The Epic and Ikon passes, however, are exceedingly popular because of the value they provide.

Vail Resorts, a public company that owns multiple resorts and created the Epic program, announced in December that it had sold 1.2 million passes for 2019-2020. That represented a 22% increase over the previous season.

But with value, sometimes, comes hassles.

For example, Crystal Mountain in Washington State recently halted the sale of single-day lift tickets on weekends to contend with overcrowding. The resort honors unlimited skiing for Ikon pass holders, and crowds simply became too large.

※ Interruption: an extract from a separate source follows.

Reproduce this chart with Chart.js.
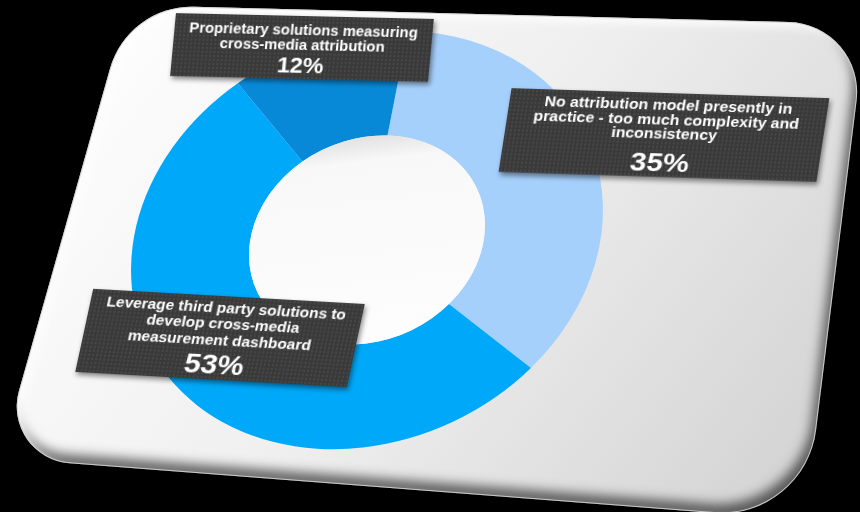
<!DOCTYPE html>
<html>
<head>
<meta charset="utf-8">
<title>Cross-media attribution</title>
<script src="https://cdn.jsdelivr.net/npm/chart.js@4.4.1/dist/chart.umd.min.js"></script>
<style>
  html, body { margin: 0; padding: 0; background: #000; }
  #wrap { position: relative; width: 860px; height: 512px; overflow: hidden; }
  #wrap canvas { position: absolute; left: 0; top: 0; }
  .tag {
    position: absolute;
    box-sizing: border-box;
    background-color: #393939;
    background-image: radial-gradient(rgba(255,255,255,0.07) 1px, transparent 1.3px);
    background-size: 4px 4px;
    box-shadow: 2px 3px 5px rgba(0,0,0,0.45);
    color: #fff;
    font-family: "Liberation Sans", Arial, sans-serif;
    font-weight: bold;
    text-align: center;
    display: flex;
    flex-direction: column;
    justify-content: flex-start;
    transform-origin: 50% 50%;
  }
  .tag .t { white-space: nowrap; }
</style>
</head>
<body>
<div id="wrap">
  <canvas id="donut" width="860" height="512"></canvas>
</div>
<script>
// data
const categories = [
  "No attribution model presently in practice - too much complexity and inconsistency",
  "Leverage third party solutions to develop cross-media measurement dashboard",
  "Proprietary solutions measuring cross-media attribution"
];
const shares = [35, 53, 12];
const labelLines = [
  ["No attribution model presently in", "practice - too much complexity and", "inconsistency"],
  ["Leverage third party solutions to", "develop cross-media", "measurement dashboard"],
  ["Proprietary solutions measuring", "cross-media attribution"]
];
const sliceColors = ["#a6d0fc", "#00a8f9", "#0889d8"];

// label box layout: centre, size, tilt, skew, text sizes and spacing
const tagLayout = [
  { cx: 664, cy: 135, w: 318, h: 84, rot: 1.8, skew: -7, pad: 5, font: 14, sx: 1.13, lh: 14.5, pct: 26, plh: 40 },
  { cx: 220, cy: 338, w: 272, h: 84, rot: 3.2, skew: -9, pad: 4, font: 14, sx: 1.1, lh: 16, pct: 27, plh: 34 },
  { cx: 302, cy: 47, w: 258, h: 63, rot: 1.3, skew: -4, pad: 7, font: 14, sx: 1.06, lh: 15, pct: 22, plh: 26 }
];

// tilted card corners and corner radii
const card = [
  { x: 128, y: 5, r: 85 },
  { x: 866, y: 24, r: 70 },
  { x: 805, y: 520, r: 95 },
  { x: 0, y: 458, r: 57 }
];

function traceCard(ctx) {
  const n = card.length;
  const a = card[n - 1], b = card[0];
  ctx.moveTo((a.x + b.x) / 2, (a.y + b.y) / 2);
  for (let i = 0; i < n; i++) {
    const p = card[i], q = card[(i + 1) % n];
    ctx.arcTo(p.x, p.y, (p.x + q.x) / 2, (p.y + q.y) / 2, p.r);
  }
  ctx.closePath();
}

const cardPlugin = {
  id: "card",
  beforeDraw(chart) {
    const ctx = chart.ctx;
    ctx.save();
    ctx.fillStyle = "#000";
    ctx.fillRect(0, 0, chart.width, chart.height);

    ctx.beginPath();
    traceCard(ctx);
    const g = ctx.createLinearGradient(150, 30, 780, 510);
    g.addColorStop(0, "#fcfcfc");
    g.addColorStop(0.45, "#efefef");
    g.addColorStop(1, "#d3d3d3");
    ctx.fillStyle = g;
    ctx.fill();
    ctx.clip();

    // dark rim along bottom / right
    ctx.beginPath();
    ctx.rect(-600, -600, 2060, 1712);
    traceCard(ctx);
    ctx.fillStyle = "#000";
    ctx.shadowColor = "rgba(0,0,0,0.6)";
    ctx.shadowBlur = 12;
    ctx.shadowOffsetX = -4;
    ctx.shadowOffsetY = -9;
    ctx.fill("evenodd");

    // light bevel along top / left
    ctx.beginPath();
    ctx.rect(-600, -600, 2060, 1712);
    traceCard(ctx);
    ctx.shadowColor = "rgba(255,255,255,0.95)";
    ctx.shadowBlur = 8;
    ctx.shadowOffsetX = 5;
    ctx.shadowOffsetY = 5;
    ctx.fill("evenodd");

    ctx.shadowColor = "transparent";
    ctx.beginPath();
    traceCard(ctx);
    ctx.lineWidth = 2;
    ctx.strokeStyle = "rgba(210,210,210,0.9)";
    ctx.stroke();
    ctx.restore();
  }
};

// the ring is seen at an angle: stretch it into a tilted ellipse
function ringTransform(chart) {
  const ctx = chart.ctx;
  const a = chart.chartArea;
  const cx = (a.left + a.right) / 2, cy = (a.top + a.bottom) / 2;
  ctx.translate(cx, cy);
  ctx.transform(1.14, -0.145, 0, 1, 0, 0);
  ctx.translate(-cx, -cy);
  return { cx, cy };
}

const ellipsePlugin = {
  id: "ellipse",
  beforeDatasetsDraw(chart) {
    chart.ctx.save();
    ringTransform(chart);
  },
  afterDatasetsDraw(chart) {
    const ctx = chart.ctx;
    ctx.restore();
    // soft white hole
    const arc = chart.getDatasetMeta(0).data[0];
    ctx.save();
    const c = ringTransform(chart);
    const r = arc.innerRadius;
    const g = ctx.createLinearGradient(0, c.cy - r, 0, c.cy + r);
    g.addColorStop(0, "#e2e2e2");
    g.addColorStop(0.12, "#f8f8f8");
    g.addColorStop(1, "#fdfdfd");
    ctx.beginPath();
    ctx.arc(c.cx, c.cy, r, 0, Math.PI * 2);
    ctx.fillStyle = g;
    ctx.fill();
    ctx.restore();
  }
};

new Chart(document.getElementById("donut"), {
  type: "doughnut",
  data: {
    labels: categories,
    datasets: [{
      data: shares,
      backgroundColor: sliceColors,
      borderWidth: 0,
      clip: false
    }]
  },
  options: {
    responsive: false,
    animation: false,
    rotation: 10,
    cutout: "50%",
    layout: { padding: { left: 160, right: 286, top: 33, bottom: 65 } },
    plugins: {
      legend: { display: false },
      tooltip: { enabled: false }
    }
  },
  plugins: [cardPlugin, ellipsePlugin]
});

// label boxes
const wrap = document.getElementById("wrap");
tagLayout.forEach((pos, i) => {
  const div = document.createElement("div");
  div.className = "tag";
  div.style.left = (pos.cx - pos.w / 2) + "px";
  div.style.top = (pos.cy - pos.h / 2) + "px";
  div.style.width = pos.w + "px";
  div.style.height = pos.h + "px";
  div.style.paddingTop = pos.pad + "px";
  div.style.transform = `rotate(${pos.rot}deg) skewX(${pos.skew}deg)`;
  const lineStyle = `font-size:${pos.font}px;line-height:${pos.lh}px;transform:scaleX(${pos.sx})`;
  let html = labelLines[i].map((l) => `<div class="t" style="${lineStyle}">${l}</div>`).join("");
  html += `<div class="p" style="font-size:${pos.pct}px;line-height:${pos.plh}px;transform:scaleX(${pos.sx})">${shares[i]}%</div>`;
  div.innerHTML = html;
  wrap.appendChild(div);
});
</script>
</body>
</html>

“It’s a very imperfect science, pairing demand with snow and terrain,” Rusty Gregory, chief executive of Denver-based Alterra Mountain Co., which owns Crystal, told the Chicago Tribune. “Each resort has to do what’s right for its conditions and its skiers.” (Alterra runs the Ikon program.)

The Montana and Wyoming communities of Big Sky and Jackson last winter were new to the Ikon program. Locals complained so vociferously about overcrowding that resort executives published open letters vowing to do a better job of managing crowd sizes.

It’s a precarious balancing act, to be sure. Several resorts now limit the number of days they will honor the passes.

Utah’s Deer Valley Resort, for example, allows Ikon pass holders to ski or ride only seven days per season. Telluride in Colorado, Sun Valley in Idaho, and Jackson Hole in Wyoming are among other resorts that offer limited use with multi-resort passes.

Colorado’s Arapahoe Basin actually quit honoring the Epic pass last year. Chief Operating Officer Alan Henceroth explained to Outside Magazine: “The ski area is feeling a pinch on parking and facility space.”

But seven months later the resort began accepting the Ikon pass on a limited basis.

Which brings us back to Powder Mountain, which will allow only 3,000 skiers and snowboarders on its slopes each day this weekend, if you count the 1,500 season-pass holders.

If that seems like a lot, consider that nearby Deer Valley limits its daily crowd to 7,500, and boasts far less terrain.

Said Ryan Byrne, a former competitive skier who from Los Angeles who is building a home on top of Powder Mountain:

“While [the multi-resort passes] are giving more people access, it’s also kind of ruining things for a lot of old-school skiers who just want to enjoy the mountain.

“It’s turned them into Disneyland, waiting in line for an hour to get one run. I haven’t waited in line here for more than three minutes.”